# start of GIVEN MATERIAL

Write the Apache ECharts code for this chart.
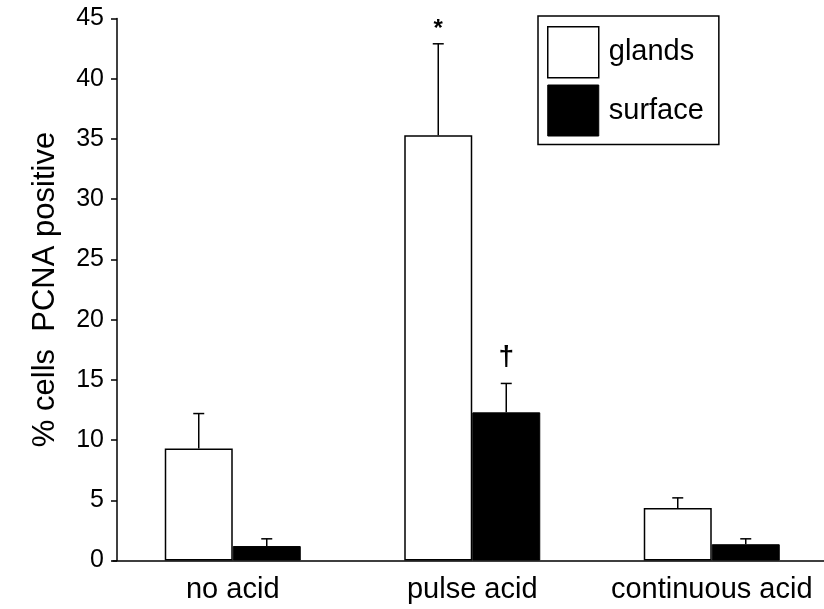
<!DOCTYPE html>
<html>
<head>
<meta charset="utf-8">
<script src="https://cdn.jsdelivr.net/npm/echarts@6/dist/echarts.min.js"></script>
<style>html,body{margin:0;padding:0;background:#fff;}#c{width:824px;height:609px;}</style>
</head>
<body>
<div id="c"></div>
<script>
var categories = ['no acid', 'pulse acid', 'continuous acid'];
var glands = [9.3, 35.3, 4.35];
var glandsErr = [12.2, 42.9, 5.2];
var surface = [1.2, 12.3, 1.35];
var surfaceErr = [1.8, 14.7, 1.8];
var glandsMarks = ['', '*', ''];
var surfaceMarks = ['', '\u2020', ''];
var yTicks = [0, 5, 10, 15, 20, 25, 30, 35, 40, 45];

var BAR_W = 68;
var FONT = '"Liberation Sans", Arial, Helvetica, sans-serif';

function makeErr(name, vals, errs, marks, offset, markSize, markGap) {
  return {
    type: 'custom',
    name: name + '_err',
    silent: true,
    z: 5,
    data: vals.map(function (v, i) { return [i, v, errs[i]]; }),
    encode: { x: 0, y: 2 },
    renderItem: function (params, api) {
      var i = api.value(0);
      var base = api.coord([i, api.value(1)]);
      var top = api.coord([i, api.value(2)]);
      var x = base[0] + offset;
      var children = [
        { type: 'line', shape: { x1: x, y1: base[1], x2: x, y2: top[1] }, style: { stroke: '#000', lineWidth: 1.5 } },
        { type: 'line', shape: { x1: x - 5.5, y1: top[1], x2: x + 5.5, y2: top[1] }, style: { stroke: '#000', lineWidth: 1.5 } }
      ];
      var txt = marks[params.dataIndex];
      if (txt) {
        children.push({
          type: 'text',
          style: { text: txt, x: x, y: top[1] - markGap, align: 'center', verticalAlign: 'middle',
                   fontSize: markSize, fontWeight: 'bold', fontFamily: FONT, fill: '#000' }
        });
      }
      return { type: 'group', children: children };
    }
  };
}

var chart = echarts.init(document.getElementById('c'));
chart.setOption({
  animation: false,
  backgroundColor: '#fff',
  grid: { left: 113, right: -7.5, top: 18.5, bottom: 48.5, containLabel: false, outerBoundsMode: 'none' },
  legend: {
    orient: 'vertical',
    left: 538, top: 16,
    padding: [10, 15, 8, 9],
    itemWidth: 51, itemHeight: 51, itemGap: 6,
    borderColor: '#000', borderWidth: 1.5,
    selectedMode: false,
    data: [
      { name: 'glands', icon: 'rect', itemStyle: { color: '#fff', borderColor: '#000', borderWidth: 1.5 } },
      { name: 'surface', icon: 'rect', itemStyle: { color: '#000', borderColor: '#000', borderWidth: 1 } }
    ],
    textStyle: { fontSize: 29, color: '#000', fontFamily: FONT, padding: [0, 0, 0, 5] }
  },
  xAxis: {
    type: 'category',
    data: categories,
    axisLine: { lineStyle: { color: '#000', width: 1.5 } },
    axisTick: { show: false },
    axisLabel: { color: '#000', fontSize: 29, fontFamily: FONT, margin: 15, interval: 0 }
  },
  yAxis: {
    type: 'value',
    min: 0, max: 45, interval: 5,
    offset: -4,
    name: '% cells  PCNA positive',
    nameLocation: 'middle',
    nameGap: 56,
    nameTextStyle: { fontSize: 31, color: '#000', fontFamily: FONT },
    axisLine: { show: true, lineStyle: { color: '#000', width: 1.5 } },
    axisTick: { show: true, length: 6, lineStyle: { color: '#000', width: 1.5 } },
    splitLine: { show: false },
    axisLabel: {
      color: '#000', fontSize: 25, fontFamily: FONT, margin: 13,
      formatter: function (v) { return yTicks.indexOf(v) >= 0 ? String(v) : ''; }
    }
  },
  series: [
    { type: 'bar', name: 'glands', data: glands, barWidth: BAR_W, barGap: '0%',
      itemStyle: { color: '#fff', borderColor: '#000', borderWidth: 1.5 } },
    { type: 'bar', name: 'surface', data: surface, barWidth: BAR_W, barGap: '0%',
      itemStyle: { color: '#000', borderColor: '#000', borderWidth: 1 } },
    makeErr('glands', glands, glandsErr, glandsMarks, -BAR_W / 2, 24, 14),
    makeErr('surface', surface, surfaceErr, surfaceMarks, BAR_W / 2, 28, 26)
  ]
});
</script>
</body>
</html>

# end of GIVEN MATERIAL

*PROBLEM TO SOLVE*. The material above must be printed exactly, with its pictures left out.

*WORKED SOLUTION*.
Write the Apache ECharts code for this chart.
<!DOCTYPE html>
<html>
<head>
<meta charset="utf-8">
<script src="https://cdn.jsdelivr.net/npm/echarts@6/dist/echarts.min.js"></script>
<style>html,body{margin:0;padding:0;background:#fff;}#c{width:824px;height:609px;}</style>
</head>
<body>
<div id="c"></div>
<script>
var categories = ['no acid', 'pulse acid', 'continuous acid'];
var glands = [9.3, 35.3, 4.35];
var glandsErr = [12.2, 42.9, 5.2];
var surface = [1.2, 12.3, 1.35];
var surfaceErr = [1.8, 14.7, 1.8];
var glandsMarks = ['', '*', ''];
var surfaceMarks = ['', '\u2020', ''];
var yTicks = [0, 5, 10, 15, 20, 25, 30, 35, 40, 45];

var BAR_W = 68;
var FONT = '"Liberation Sans", Arial, Helvetica, sans-serif';

function makeErr(name, vals, errs, marks, offset, markSize, markGap) {
  return {
    type: 'custom',
    name: name + '_err',
    silent: true,
    z: 5,
    data: vals.map(function (v, i) { return [i, v, errs[i]]; }),
    encode: { x: 0, y: 2 },
    renderItem: function (params, api) {
      var i = api.value(0);
      var base = api.coord([i, api.value(1)]);
      var top = api.coord([i, api.value(2)]);
      var x = base[0] + offset;
      var children = [
        { type: 'line', shape: { x1: x, y1: base[1], x2: x, y2: top[1] }, style: { stroke: '#000', lineWidth: 1.5 } },
        { type: 'line', shape: { x1: x - 5.5, y1: top[1], x2: x + 5.5, y2: top[1] }, style: { stroke: '#000', lineWidth: 1.5 } }
      ];
      var txt = marks[params.dataIndex];
      if (txt) {
        children.push({
          type: 'text',
          style: { text: txt, x: x, y: top[1] - markGap, align: 'center', verticalAlign: 'middle',
                   fontSize: markSize, fontWeight: 'bold', fontFamily: FONT, fill: '#000' }
        });
      }
      return { type: 'group', children: children };
    }
  };
}

var chart = echarts.init(document.getElementById('c'));
chart.setOption({
  animation: false,
  backgroundColor: '#fff',
  grid: { left: 113, right: -7.5, top: 18.5, bottom: 48.5, containLabel: false, outerBoundsMode: 'none' },
  legend: {
    orient: 'vertical',
    left: 538, top: 16,
    padding: [10, 15, 8, 9],
    itemWidth: 51, itemHeight: 51, itemGap: 6,
    borderColor: '#000', borderWidth: 1.5,
    selectedMode: false,
    data: [
      { name: 'glands', icon: 'rect', itemStyle: { color: '#fff', borderColor: '#000', borderWidth: 1.5 } },
      { name: 'surface', icon: 'rect', itemStyle: { color: '#000', borderColor: '#000', borderWidth: 1 } }
    ],
    textStyle: { fontSize: 29, color: '#000', fontFamily: FONT, padding: [0, 0, 0, 5] }
  },
  xAxis: {
    type: 'category',
    data: categories,
    axisLine: { lineStyle: { color: '#000', width: 1.5 } },
    axisTick: { show: false },
    axisLabel: { color: '#000', fontSize: 29, fontFamily: FONT, margin: 15, interval: 0 }
  },
  yAxis: {
    type: 'value',
    min: 0, max: 45, interval: 5,
    offset: -4,
    name: '% cells  PCNA positive',
    nameLocation: 'middle',
    nameGap: 56,
    nameTextStyle: { fontSize: 31, color: '#000', fontFamily: FONT },
    axisLine: { show: true, lineStyle: { color: '#000', width: 1.5 } },
    axisTick: { show: true, length: 6, lineStyle: { color: '#000', width: 1.5 } },
    splitLine: { show: false },
    axisLabel: {
      color: '#000', fontSize: 25, fontFamily: FONT, margin: 13,
      formatter: function (v) { return yTicks.indexOf(v) >= 0 ? String(v) : ''; }
    }
  },
  series: [
    { type: 'bar', name: 'glands', data: glands, barWidth: BAR_W, barGap: '0%',
      itemStyle: { color: '#fff', borderColor: '#000', borderWidth: 1.5 } },
    { type: 'bar', name: 'surface', data: surface, barWidth: BAR_W, barGap: '0%',
      itemStyle: { color: '#000', borderColor: '#000', borderWidth: 1 } },
    makeErr('glands', glands, glandsErr, glandsMarks, -BAR_W / 2, 24, 14),
    makeErr('surface', surface, surfaceErr, surfaceMarks, BAR_W / 2, 28, 26)
  ]
});
</script>
</body>
</html>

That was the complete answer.